> [Code that draws figures]
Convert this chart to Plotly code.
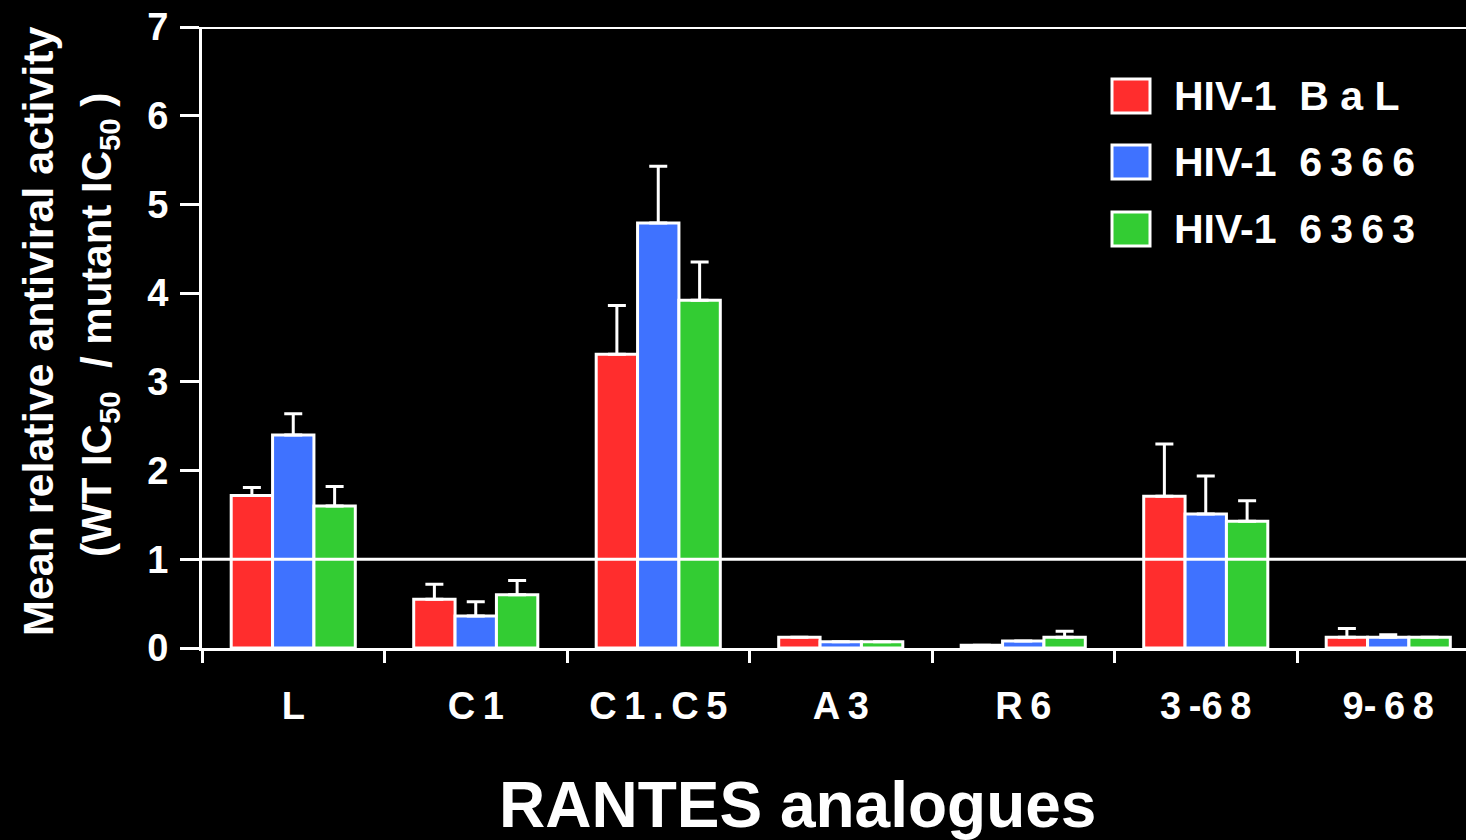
import plotly.graph_objects as go

# RANTES analogues and their relative antiviral activity against three HIV-1 isolates
categories = ["L", "C1", "C1.C5", "A3", "R6", "3-68", "9-68"]
tick_labels = ["L", "C\u20091", "C\u20091\u2009.\u2009C\u20095", "A\u20093", "R\u20096",
               "3\u2009-6\u20098", "9-\u20096\u20098"]

series_names = ["HIV-1 BaL", "HIV-1 6366", "HIV-1 6363"]
legend_labels = ["HIV-1\u00a0\u00a0B\u00a0a\u00a0L",
                 "HIV-1\u00a0\u00a06\u20093\u20096\u20096",
                 "HIV-1\u00a0\u00a06\u20093\u20096\u20093"]
colors = ["#ff2d2d", "#3f72ff", "#33cc33"]

bal_mean = [1.72, 0.55, 3.31, 0.12, 0.03, 1.71, 0.12]
bal_err = [0.09, 0.17, 0.55, 0.0, 0.0, 0.59, 0.10]
i6366_mean = [2.40, 0.36, 4.79, 0.07, 0.08, 1.51, 0.12]
i6366_err = [0.24, 0.16, 0.64, 0.0, 0.0, 0.43, 0.03]
i6363_mean = [1.60, 0.60, 3.92, 0.07, 0.12, 1.43, 0.12]
i6363_err = [0.22, 0.16, 0.43, 0.0, 0.07, 0.23, 0.0]

means = [bal_mean, i6366_mean, i6363_mean]
errs = [bal_err, i6366_err, i6363_err]

FONT = "Liberation Sans, Arial, sans-serif"
W, H = 1466, 840
L_M, R_M, T_M, B_M = 202, 0, 27, 192
PW, PH = W - L_M - R_M, H - T_M - B_M
GROUP_PX = 182.5


def px_x(x):
    return (x - L_M) / PW


def px_y(y):
    return (H - B_M - y) / PH


fig = go.Figure()
for name, m, e, c in zip(series_names, means, errs, colors):
    fig.add_trace(go.Bar(
        x=categories, y=m, name=name,
        marker=dict(color=c, line=dict(color="white", width=3)),
        error_y=dict(type="data", symmetric=False, array=e,
                     arrayminus=[0] * len(e), color="white",
                     thickness=3, width=9),
        showlegend=False,
    ))

shapes = [
    # reference line at ratio 1, drawn over the bars
    dict(type="line", xref="paper", yref="y", x0=0, x1=1, y0=1, y1=1,
         line=dict(color="white", width=3), layer="above"),
    # top frame line
    dict(type="line", xref="paper", yref="y", x0=0, x1=1, y0=7, y1=7,
         line=dict(color="white", width=4), layer="above"),
]

annotations = []
# hand-built legend
legend_rows = [96, 162, 229]
for lab, c, yc in zip(legend_labels, colors, legend_rows):
    shapes.append(dict(type="rect", xref="paper", yref="paper",
                       x0=px_x(1112), x1=px_x(1150),
                       y0=px_y(yc + 17), y1=px_y(yc - 17),
                       fillcolor=c, line=dict(color="white", width=3)))
    annotations.append(dict(text=lab, xref="paper", yref="paper",
                            x=px_x(1172), y=px_y(yc), xanchor="left",
                            yanchor="middle", showarrow=False,
                            font=dict(family=FONT, size=41, color="white",
                                      weight="bold")))

# axis titles
annotations.append(dict(text="RANTES analogues", xref="paper", yref="paper",
                        x=px_x(797), y=px_y(805), xanchor="center",
                        yanchor="middle", showarrow=False,
                        font=dict(family=FONT, size=64, color="white",
                                  weight="bold")))
annotations.append(dict(text="Mean relative antiviral activity",
                        xref="paper", yref="paper", x=px_x(38), y=px_y(331),
                        xanchor="center", yanchor="middle", textangle=-90,
                        showarrow=False,
                        font=dict(family=FONT, size=43, color="white",
                                  weight="bold")))
annotations.append(dict(text="(WT IC<sub>50</sub>\u00a0\u00a0/ mutant IC<sub>50</sub>\u00a0)",
                        xref="paper", yref="paper", x=px_x(99), y=px_y(325),
                        xanchor="center", yanchor="middle", textangle=-90,
                        showarrow=False,
                        font=dict(family=FONT, size=42, color="white",
                                  weight="bold")))

fig.update_layout(
    width=W, height=H,
    margin=dict(l=L_M, r=R_M, t=T_M, b=B_M, pad=0),
    paper_bgcolor="black", plot_bgcolor="black",
    barmode="group", bargap=0.32, bargroupgap=0,
    shapes=shapes, annotations=annotations,
    showlegend=False,
    xaxis=dict(
        type="category", categoryorder="array", categoryarray=categories,
        tickmode="array", tickvals=categories, ticktext=tick_labels,
        range=[-0.5, -0.5 + PW / GROUP_PX],
        tickson="boundaries", ticks="outside", ticklen=12, tickwidth=3,
        tickcolor="white", showline=True, linecolor="white", linewidth=3,
        showgrid=False, zeroline=False, ticklabelstandoff=22,
        tickfont=dict(family=FONT, size=38, color="white", weight="bold"),
    ),
    yaxis=dict(
        range=[0, 7], tickmode="array", tickvals=list(range(8)),
        ticks="outside", ticklen=19, tickwidth=3, tickcolor="white",
        showline=True, linecolor="white", linewidth=3,
        showgrid=False, zeroline=False, ticklabelstandoff=4,
        tickfont=dict(family=FONT, size=38, color="white", weight="bold"),
    ),
)

fig.write_html("out.html")
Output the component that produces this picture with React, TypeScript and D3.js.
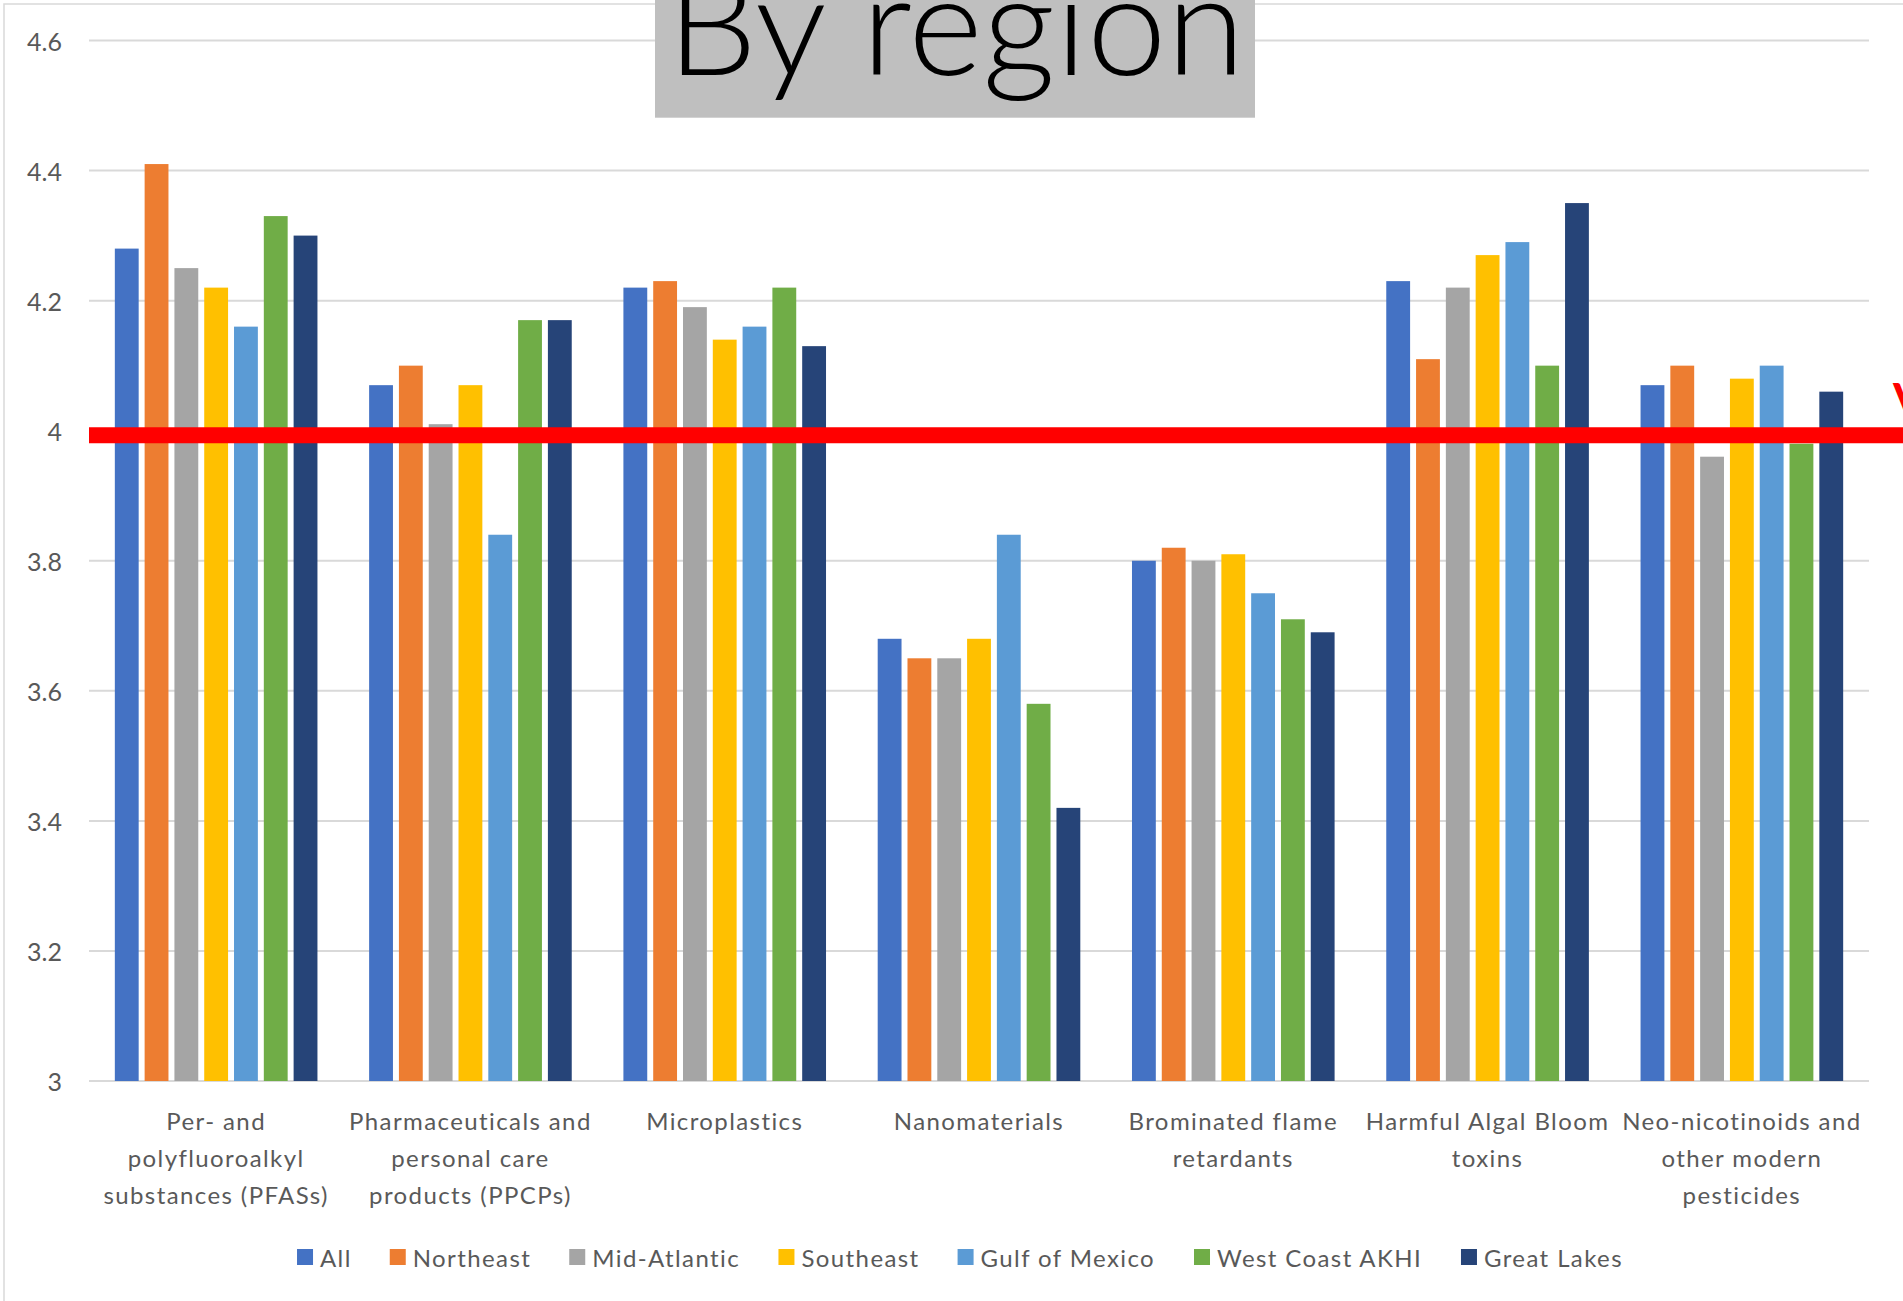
import React, { useMemo } from "react";
import * as d3 from "d3";

// Categories of contaminants (multi-line axis labels)
const categories: string[][] = [
  ["Per- and", "polyfluoroalkyl", "substances (PFASs)"],
  ["Pharmaceuticals and", "personal care", "products (PPCPs)"],
  ["Microplastics"],
  ["Nanomaterials"],
  ["Brominated flame", "retardants"],
  ["Harmful Algal Bloom", "toxins"],
  ["Neo-nicotinoids and", "other modern", "pesticides"],
];

const seriesNames = [
  "All",
  "Northeast",
  "Mid-Atlantic",
  "Southeast",
  "Gulf of Mexico",
  "West Coast AKHI",
  "Great Lakes",
];

const seriesColors = ["#4472C4", "#ED7D31", "#A5A5A5", "#FFC000", "#5B9BD5", "#70AD47", "#264478"];

// Mean scores per category, one array per region
const allValues = [4.28, 4.07, 4.22, 3.68, 3.8, 4.23, 4.07];
const northeastValues = [4.41, 4.1, 4.23, 3.65, 3.82, 4.11, 4.1];
const midAtlanticValues = [4.25, 4.01, 4.19, 3.65, 3.8, 4.22, 3.96];
const southeastValues = [4.22, 4.07, 4.14, 3.68, 3.81, 4.27, 4.08];
const gulfValues = [4.16, 3.84, 4.16, 3.84, 3.75, 4.29, 4.1];
const westCoastValues = [4.33, 4.17, 4.22, 3.58, 3.71, 4.1, 3.98];
const greatLakesValues = [4.3, 4.17, 4.13, 3.42, 3.69, 4.35, 4.06];

const seriesValues = [
  allValues,
  northeastValues,
  midAtlanticValues,
  southeastValues,
  gulfValues,
  westCoastValues,
  greatLakesValues,
];

const yTicks = [3, 3.2, 3.4, 3.6, 3.8, 4, 4.2, 4.4, 4.6];
const yTickLabels = ["3", "3.2", "3.4", "3.6", "3.8", "4", "4.2", "4.4", "4.6"];

// Reference threshold drawn as a red line
const threshold = 3.993;

const titleText = "By region";

const FONT = "Lato, 'Open Sans', sans-serif";
const TEXT_GRAY = "#595959";
const GRID_GRAY = "#D9D9D9";
const LABEL_SPACING = 1.4;

export default function App() {
  const width = 1903;
  const height = 1301;
  const plotLeft = 89;
  const plotRight = 1869;

  const y = d3.scaleLinear().domain([3, 4.6]).range([1081, 40.5]);
  const x0 = d3
    .scaleBand<number>()
    .domain(categories.map((_, i) => i))
    .range([plotLeft, plotRight])
    .padding(0);
  const x1 = d3
    .scaleBand<number>()
    .domain(seriesNames.map((_, i) => i))
    .range([0, x0.bandwidth()])
    .paddingInner(0.2)
    .paddingOuter(0.867);

  // Legend layout from measured text widths
  const legendFontSize = 24;
  const legendItems = useMemo(() => {
    const canvas = document.createElement("canvas");
    const ctx = canvas.getContext("2d")!;
    ctx.font = `${legendFontSize}px Lato`;
    const swatch = 16;
    const swatchGap = 7;
    const itemGap = 38;
    const widths = seriesNames.map((n) => ctx.measureText(n).width + n.length * LABEL_SPACING);
    const total =
      widths.reduce((a, w) => a + swatch + swatchGap + w, 0) + itemGap * (seriesNames.length - 1);
    let cx = 960 - total / 2;
    return seriesNames.map((name, i) => {
      const item = { name, color: seriesColors[i], x: cx, textX: cx + swatch + swatchGap };
      cx += swatch + swatchGap + widths[i] + itemGap;
      return item;
    });
  }, []);

  const legendY = 1257;

  return (
    <svg
      width={width}
      height={height}
      style={{ position: "absolute", left: 0, top: 0, display: "block", background: "#fff" }}
      fontFamily={FONT}
    >
      {/* chart frame */}
      <rect x={4} y={4} width={2100} height={1500} fill="#fff" stroke={GRID_GRAY} strokeWidth={1.5} />

      {/* gridlines */}
      {yTicks.map((t) => (
        <line
          key={t}
          x1={plotLeft}
          x2={plotRight}
          y1={y(t)}
          y2={y(t)}
          stroke={GRID_GRAY}
          strokeWidth={2}
        />
      ))}

      {/* y tick labels */}
      {yTicks.map((t, i) => (
        <text
          key={t}
          x={62}
          y={y(t)}
          textAnchor="end"
          dominantBaseline="central"
          fontSize={25}
          fill={TEXT_GRAY}
        >
          {yTickLabels[i]}
        </text>
      ))}

      {/* bars */}
      {categories.map((_, ci) => (
        <g key={ci} transform={`translate(${x0(ci)},0)`}>
          {seriesValues.map((vals, si) => (
            <rect
              key={si}
              x={x1(si)}
              y={y(vals[ci])}
              width={x1.bandwidth()}
              height={y(3) - y(vals[ci])}
              fill={seriesColors[si]}
            />
          ))}
        </g>
      ))}

      {/* category labels */}
      {categories.map((lines, ci) => (
        <text
          key={ci}
          x={(x0(ci) as number) + x0.bandwidth() / 2}
          textAnchor="middle"
          fontSize={24}
          letterSpacing={LABEL_SPACING}
          fill={TEXT_GRAY}
        >
          {lines.map((ln, li) => (
            <tspan key={li} x={(x0(ci) as number) + x0.bandwidth() / 2} y={1120 + li * 37} dominantBaseline="central">
              {ln}
            </tspan>
          ))}
        </text>
      ))}

      {/* threshold line */}
      <line x1={plotLeft} x2={width} y1={y(threshold)} y2={y(threshold)} stroke="#FF0000" strokeWidth={16} />
      <text x={1893} y={418} fontSize={48} fontWeight={700} fill="#FF0000">
        V
      </text>

      {/* title */}
      <rect x={655} y={-5} width={600} height={122.7} fill="#BFBFBF" />
      <text
        x={667}
        y={75}
        fontSize={140}
        fontWeight={300}
        fill="#000"
        textLength={578}
        lengthAdjust="spacingAndGlyphs"
      >
        {titleText}
      </text>

      {/* legend */}
      {legendItems.map((it) => (
        <g key={it.name}>
          <rect x={it.x} y={legendY - 8} width={16} height={16} fill={it.color} />
          <text
            x={it.textX}
            y={legendY}
            dominantBaseline="central"
            fontSize={legendFontSize}
            letterSpacing={LABEL_SPACING}
            fill={TEXT_GRAY}
          >
            {it.name}
          </text>
        </g>
      ))}
    </svg>
  );
}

> [SET PROBLEM]
Give again, please, precisely the lines that begin the records and run through the line with "errs = [bal_err, i6366_err, i6363_err]" in it, keeping both end lines and dropping any pictures.

> [SOLVED EXERCISE]
Convert this chart to Plotly code.
import plotly.graph_objects as go

# RANTES analogues and their relative antiviral activity against three HIV-1 isolates
categories = ["L", "C1", "C1.C5", "A3", "R6", "3-68", "9-68"]
tick_labels = ["L", "C\u20091", "C\u20091\u2009.\u2009C\u20095", "A\u20093", "R\u20096",
               "3\u2009-6\u20098", "9-\u20096\u20098"]

series_names = ["HIV-1 BaL", "HIV-1 6366", "HIV-1 6363"]
legend_labels = ["HIV-1\u00a0\u00a0B\u00a0a\u00a0L",
                 "HIV-1\u00a0\u00a06\u20093\u20096\u20096",
                 "HIV-1\u00a0\u00a06\u20093\u20096\u20093"]
colors = ["#ff2d2d", "#3f72ff", "#33cc33"]

bal_mean = [1.72, 0.55, 3.31, 0.12, 0.03, 1.71, 0.12]
bal_err = [0.09, 0.17, 0.55, 0.0, 0.0, 0.59, 0.10]
i6366_mean = [2.40, 0.36, 4.79, 0.07, 0.08, 1.51, 0.12]
i6366_err = [0.24, 0.16, 0.64, 0.0, 0.0, 0.43, 0.03]
i6363_mean = [1.60, 0.60, 3.92, 0.07, 0.12, 1.43, 0.12]
i6363_err = [0.22, 0.16, 0.43, 0.0, 0.07, 0.23, 0.0]

means = [bal_mean, i6366_mean, i6363_mean]
errs = [bal_err, i6366_err, i6363_err]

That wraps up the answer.